Welcome to my blog!

Passing the AWS Machine Learning Specialty Exam

November 08, 2020

Given the wide range of Cloud and DevOps tooling certification available to take (and hopefully) pass - the AWS Machine Learning Specialty exam may not cross the mind of a Cloud Engineer.

Why I chose to take the exam

Machine Learning is a growing and exciting field, yet the art of how predictions are made and business insights are delivered through this method seems magic to those who are not in a data science role. Understanding the terminology and roles of a data scientist can enable Cloud Engineers to understand the flow and transformation of data, thus allowing for optimised cloud-native solutions.

Typically, Cloud Engineers understand roughly what a developer is doing in their day-to-day operations and can recommend Cloud services quite easily. However, through taking this exam I have found that Machine Learning architectures can take many different forms depending on whether the data needs transformation, what analysis is being performed on the data and where the insight is being transferred to (public endpoint or a QuickSight dashboard?)

The exam itself

Unlike any AWS exam, the machine learning specialty exam has an entire domain that directly relates to Machine Learning - with no reference to AWS at all. Having no experience in Machine Learning, a lot of my time was spent working on this domain and figuring out the intricacies of different text-to-speech algorithms and whether the text needed an N-gram or OSB transformation.

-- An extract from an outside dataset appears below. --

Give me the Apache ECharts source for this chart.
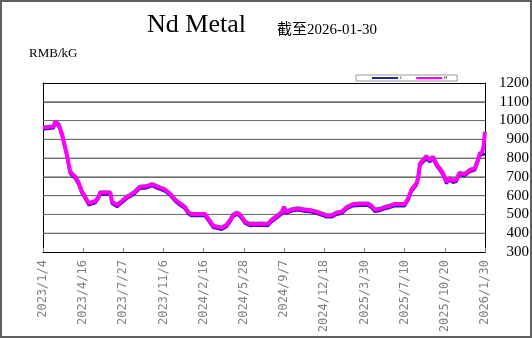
<!DOCTYPE html>
<html>
<head>
<meta charset="utf-8">
<script src="https://cdn.jsdelivr.net/npm/echarts@6/dist/echarts.min.js"></script>
<style>
html,body{margin:0;padding:0;background:#fff;}
#wrap{position:relative;width:532px;height:338px;}
#chart{position:absolute;left:0;top:0;width:532px;height:338px;}
#frame{position:absolute;left:0;top:0;width:532px;height:338px;box-sizing:border-box;border:2px solid #606060;pointer-events:none;}
</style>
</head>
<body>
<div id="wrap"><div id="chart"></div><div id="frame"></div></div>
<script>
// ---- data ----
const startDate = '2023-01-04';
const endDate = '2026-01-30';
const dates = [
'2023-01-04','2023-01-31','2023-02-04','2023-02-13','2023-02-21','2023-03-06','2023-03-14','2023-03-19','2023-03-27','2023-04-04',
'2023-04-13','2023-04-21','2023-04-30','2023-05-04','2023-05-17','2023-05-25','2023-05-29','2023-06-24','2023-06-28','2023-07-11',
'2023-07-23','2023-08-05','2023-08-13','2023-08-25','2023-09-07','2023-09-24','2023-10-08','2023-10-23','2023-11-09','2023-11-22',
'2023-12-05','2023-12-17','2023-12-30','2024-01-07','2024-01-15','2024-02-19','2024-02-27','2024-03-11','2024-03-16','2024-04-02',
'2024-04-14','2024-04-23','2024-05-01','2024-05-10','2024-05-18','2024-05-31','2024-06-12','2024-07-03','2024-07-28','2024-08-06',
'2024-08-23','2024-09-01','2024-09-07','2024-09-13','2024-09-26','2024-10-13','2024-10-30','2024-11-12','2024-11-29','2024-12-07',
'2024-12-24','2025-01-06','2025-01-18','2025-01-31','2025-02-13','2025-03-01','2025-03-18','2025-04-08','2025-04-17','2025-04-25',
'2025-05-08','2025-05-21','2025-06-02','2025-06-15','2025-07-10','2025-07-19','2025-07-27','2025-08-09','2025-08-13','2025-08-18',
'2025-08-26','2025-09-03','2025-09-12','2025-09-20','2025-09-29','2025-10-07','2025-10-15','2025-10-24','2025-11-01','2025-11-10',
'2025-11-18','2025-11-26','2025-12-09','2025-12-22','2026-01-04','2026-01-12','2026-01-17','2026-01-23','2026-01-26','2026-01-30'
];
const highValues = [
963,970,995,980,931,816,728,720,701,671,
622,595,560,551,572,595,618,618,568,551,
572,595,604,622,648,651,662,648,634,613,
581,560,542,515,503,503,480,440,430,430,
445,471,500,510,500,462,450,452,450,471,
498,512,540,515,528,533,526,524,515,509,
496,496,510,515,539,555,558,558,546,526,
530,540,546,556,555,586,631,666,693,772,
790,811,790,808,769,746,722,675,693,680,
685,722,715,737,746,790,825,833,860,940
];
const lowValues = [
953,960,985,970,921,806,718,710,691,661,
612,585,550,541,562,585,608,608,558,541,
562,585,594,612,638,641,652,638,624,603,
571,550,532,505,493,493,470,430,420,420,
435,461,490,500,490,452,440,442,440,461,
488,502,520,505,518,523,516,514,505,499,
486,486,500,505,529,545,548,548,536,516,
520,530,536,546,545,576,621,656,683,762,
780,795,780,795,759,736,712,665,683,670,
675,712,705,727,736,780,812,820,822,820
];
const seriesNames = ['L', 'H'];
const yTicks = {min: 300, max: 1200, step: 100};
const xTickStepDays = 102;
const titleText = 'Nd Metal';
const subTitleText = '截至2026-01-30';
const unitText = 'RMB/kG';

// ---- helpers ----
const DAY = 86400000;
function toUTC(s){ const p = s.split('-').map(Number); return Date.UTC(p[0], p[1]-1, p[2]); }
const t0 = toUTC(startDate);
function dayOffset(s){ return Math.round((toUTC(s) - t0) / DAY); }
const totalDays = dayOffset(endDate);
function fmtDay(v){
  const d = new Date(t0 + v * DAY);
  return d.getUTCFullYear() + '/' + (d.getUTCMonth()+1) + '/' + d.getUTCDate();
}
const highData = dates.map((d,i)=>[dayOffset(d), highValues[i]]);
const lowData = dates.map((d,i)=>[dayOffset(d), lowValues[i]]);

// horizontal gridlines drawn as plain line series through the axis scales
const gridSeries = [];
for (let v = yTicks.min + yTicks.step; v < yTicks.max; v += yTicks.step) {
  gridSeries.push({
    name: 'grid' + v, type: 'line', data: [[0, v], [totalDays, v]],
    showSymbol: false, symbol: 'none', silent: true, z: 1,
    lineStyle: {color: '#6e6e6e', width: 1, type: 'solid'},
    emphasis: {disabled: true}, tooltip: {show: false}
  });
}

const chart = echarts.init(document.getElementById('chart'), null, {renderer:'canvas'});
chart.setOption({
  animation: false,
  backgroundColor: '#fff',
  title: [
    {text: titleText, left: 147, top: 12, padding: 0,
     textStyle: {fontFamily: '"Liberation Serif"', fontSize: 26, fontWeight: 'normal', color: '#000'}},
    {text: subTitleText, left: 277, top: 23, padding: 0,
     textStyle: {fontFamily: '"Liberation Serif", "Noto Sans CJK SC"', fontSize: 15, fontWeight: 'normal', color: '#000'}},
    {text: unitText, left: 29, top: 47, padding: 0,
     textStyle: {fontFamily: '"Liberation Serif"', fontSize: 13, fontWeight: 'normal', color: '#000'}}
  ],
  legend: {
    left: 356, top: 75,
    data: seriesNames,
    orient: 'horizontal',
    icon: 'rect',
    itemWidth: 26, itemHeight: 2,
    itemGap: 14,
    padding: [1, 10, 1, 16],
    backgroundColor: '#fff',
    borderColor: '#999',
    borderWidth: 1,
    textStyle: {fontSize: 4, color: '#000', padding: [0,0,0,-3]}
  },
  grid: {
    left: 43, right: 47, top: 83, bottom: 86
  },
  xAxis: [{
    type: 'value',
    min: 0, max: totalDays, interval: xTickStepDays,
    axisLine: {show: true, lineStyle: {color: '#000', width: 1}},
    axisTick: {show: true, inside: true, length: 4, lineStyle: {color: '#808080'}},
    splitLine: {show: false},
    axisLabel: {
      rotate: 90, margin: 8, color: '#808080',
      fontFamily: '"DejaVu Sans Mono"', fontSize: 12,
      formatter: fmtDay, showMinLabel: true, showMaxLabel: true
    }
  }, {
    type: 'value', position: 'top',
    min: 0, max: totalDays, interval: xTickStepDays,
    axisLine: {show: true, onZero: false, lineStyle: {color: '#000', width: 1}},
    axisTick: {show: false}, axisLabel: {show: false}, splitLine: {show: false}
  }],
  yAxis: [{
    type: 'value', position: 'right',
    min: yTicks.min, max: yTicks.max, interval: yTicks.step,
    axisLine: {show: true, onZero: false, lineStyle: {color: '#000'}},
    axisTick: {show: false},
    splitLine: {show: true, lineStyle: {color: '#6e6e6e', width: 1, type: 'solid'}},
    axisLabel: {
      color: '#000', fontFamily: '"Liberation Serif"', fontSize: 15,
      align: 'right', margin: 44,
      formatter: function(v){ return String(v); }
    }
  }, {
    type: 'value', position: 'left',
    min: yTicks.min, max: yTicks.max, interval: yTicks.step,
    axisLine: {show: true, onZero: false, lineStyle: {color: '#000'}},
    axisTick: {show: false}, axisLabel: {show: false}, splitLine: {show: false}
  }],
  series: gridSeries.concat([
    {name: seriesNames[0], type: 'line', data: lowData, showSymbol: false, symbol: 'none',
     lineStyle: {color: '#27288f', width: 3}, itemStyle: {color: '#27288f'}, z: 2},
    {name: seriesNames[1], type: 'line', data: highData, showSymbol: false, symbol: 'none',
     lineStyle: {color: '#ff00ff', width: 4}, itemStyle: {color: '#ff00ff'}, z: 3}
  ])
});
</script>
</body>
</html>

Some questions in the exam go really niche, notably with Sagemaker, and ask you questions like:

  • What hyperparameter would you increase when using a specific Sagemaker built-in algorithm to remediate a given problem?
  • What content types are supported by the XGBoost Algorithm?
  • What can you do if the size of the training data exceeds that of the volume attached to the Sagemaker instance?
  • What instance class is supported by the DeepAR Forecasting algorithm?

It goes without saying - reading the AWS documentation on Sagemaker multiple times is a MUST when wanting to pass this exam.

Before analysis can occur on data, it must first be ingested and transformed. To my initial surprise - this exam requires a fair amount of knowledge of Kinesis and Glue. With Kinesis, there are very similar streaming options (such as Kinesis Data Analytics vs Kinesis Data Streams vs Kinesis Data Firehose) that without properly revising would cause you to slip up in the exam. With Glue, questions on the supported formats, the different input and output locations, and the configuration of Glue Crawlers are generally short and easy marks to pick up if you have studied this area thoroughly.

Finally, a domain on building a secure, fault-tolerant, scalable, highly-available (insert many AWS Solution Architect buzzwords) machine learning solution. From a Cloud Engineer perspective and having passed the solutions architect exam, there isn’t much to phone home about on this domain. Perhaps the only new topics that came up in this domain were around monitoring and visualising Sagemaker training models through Cloudwatch as well as Sagemaker Neo (edge machine learning service for providing inference to IoT devices).

 How I passed this exam

Once I passed the exam - I made all my bookmarks from ~5 months of revision (you can do it in less - I just didn’t feel a need to rush it) available here. My main sources of revision came from Linux Academy for the content and Whizzlabs for the exam preparation.